Meus pitacos desta semana vão para o presidente Lula. Depois de na semana passada ter-me decepcionado com a indicação de seu advogado pessoal para o STF e com seus afagos infantis a Nicolás Maduro, agora ele ganha meu aplauso com a decisão de não ir à Marcha dos evangélicos por Jesus.
Quando eu era foca, lá se vão bons 55 anos, jornalistas da velha guarda me ensinaram que no jornal, assim como na vida, devemos ter sempre na cabeça que, diante dos fatos, uma coisa é uma coisa e outra coisa é outra coisa. Entenderam? Explico.
A mistureba de religião com política, introduzida pela ultradireita no furdunço da política brasileira, não dá certo nem para um lado nem para o outro. A religião é deturpada, se é que já não estava, e a política é avacalhada, se é que já não era. As duas juntas deformam a nação, transformando-a numa vila medieval.
Naqueles tempos, a política dos reinados e principados não sobrevivia sem as bênçãos papais, episcopais e do clero paroquial — e ai de quem se atrevesse a dispensá-las.
Até uns anos atrás, eu pensava que a separação entre Igreja e Estado era para todo sempre. Ledo engano. O surgimento das denominações pentecostais e neopentecostais, dos pregadores charlatães norte-americanos que faziam grande sucesso na televisão, bagunçou totalmente um coreto que parecia bem assentado na civilização ocidental.
Os charlatães venceram. A religião voltou a ser um poder com pretensões de hegemonia sobre os demais poderes da democracia formal. Pretende ser a primeira e a última palavra, indo bem além dos próprios papas do passado, que já ficavam contentes em dar apenas a última palavra.
Desmontar essa excrescência não vai ser fácil. O atraso cultural e intelectual da população deu passos largos nas últimas décadas, em direção a um passado colonial.

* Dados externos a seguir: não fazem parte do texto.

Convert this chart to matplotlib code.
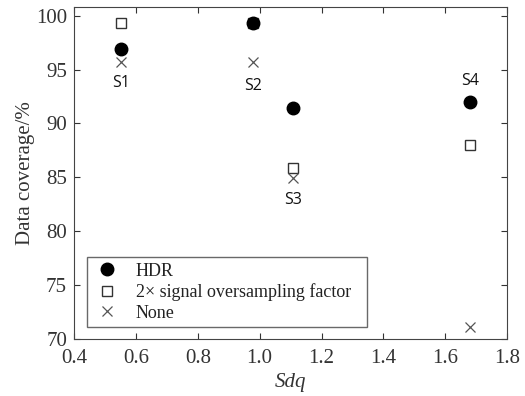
import matplotlib.pyplot as plt

# Sdq of the four samples and data coverage (%) per method
samples = ['S1', 'S2', 'S3', 'S4']
sdq = [0.552, 0.979, 1.109, 1.681]
hdr = [96.9, 99.35, 91.45, 92.0]
oversampling = [99.3, 99.35, 85.9, 88.0]
none = [95.75, 95.7, 84.9, 71.1]
label_y = [93.8, 93.5, 82.9, 93.9]

plt.rcParams['font.family'] = ['Liberation Serif', 'DejaVu Serif']

fig = plt.figure(figsize=(5.25, 3.96), dpi=100)
fig.patch.set_facecolor('white')
ax = fig.add_axes([0.141, 0.144, 0.825, 0.838])

ax.plot(sdq, oversampling, ls='none', marker='s', ms=7, mfc='white',
        mec='#333333', mew=1.0, label=u'2\u00d7 signal oversampling factor', zorder=3)
ax.plot(sdq, hdr, ls='none', marker='o', ms=9, color='black', label='HDR', zorder=4)
ax.plot(sdq, none, ls='none', marker='x', ms=7, color='#555555', mew=0.9,
        label='None', zorder=3)

for name, x, y in zip(samples, sdq, label_y):
    ax.text(x, y, name, ha='center', va='center', fontsize=11.5,
            family=['Open Sans', 'DejaVu Sans'], color='#111111')

ax.set_xlim(0.4, 1.8)
ax.set_ylim(70, 100.8)
ax.set_xticks([0.4, 0.6, 0.8, 1.0, 1.2, 1.4, 1.6, 1.8])
ax.set_yticks([70, 75, 80, 85, 90, 95, 100])
ax.tick_params(direction='in', top=True, right=True, labelsize=15,
               colors='#333333', length=4)
ax.tick_params(axis='x', pad=7)
ax.tick_params(axis='y', pad=5)
for s in ax.spines.values():
    s.set_color('#444444')

ax.set_xlabel('Sdq', fontsize=15, style='italic', color='#333333', labelpad=4)
ax.set_ylabel('Data coverage/%', fontsize=15, color='#333333', labelpad=1)

handles, labels = ax.get_legend_handles_labels()
order = [1, 0, 2]
leg = ax.legend([handles[i] for i in order], [labels[i] for i in order],
                loc='lower left', bbox_to_anchor=(0.03, 0.036, 0.647, 0.211),
                mode='expand', borderaxespad=0, fontsize=13, frameon=True,
                fancybox=False, edgecolor='#444444', labelspacing=0.2,
                handlelength=1.6, handletextpad=0.8, borderpad=0.3)
leg.get_frame().set_linewidth(1.0)
for t in leg.get_texts():
    t.set_color('#222222')

plt.savefig('out.png', dpi=100, transparent=False)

Os animadores desse auditório sem pai nem mãe querem restabelecer um poder clerical que não existe mais em nenhum outro lugar do mundo, exceto em partes da África e das Américas.
Faz bem o presidente Lula em não incensar, como seu antecessor fazia, as hostes evangélicas. A instrumentação da religião para fins políticos é uma aberração que denuncia a cobiça e a indigência mental das elites políticas, tanto quanto o oportunismo das elites religiosas e a ingenuidade constrangedora dos crentes que lotam suas igrejas.
São males para superar, não para festejar.
Em outra seara, Lula também marcou um gol ao telefonar para Xi Jinping pedindo que mandasse liberar a carne de exportadores brasileiros, parada nos portos devido ao caso de vaca louca ocorrido no Pará meses atrás. Os exportadores de carne não são eleitores dele, por certo. Mas Lula não se fez de rogado. Disse que não lhe importava se gostavam dele ou não, mas que o assunto era do interesse nacional.
Coisas assim fazem a diferença entre um candidato a estadista e um picareta sentado na cadeira presidencial.
Nelson Merlin é jornalista aposentado e esperançoso.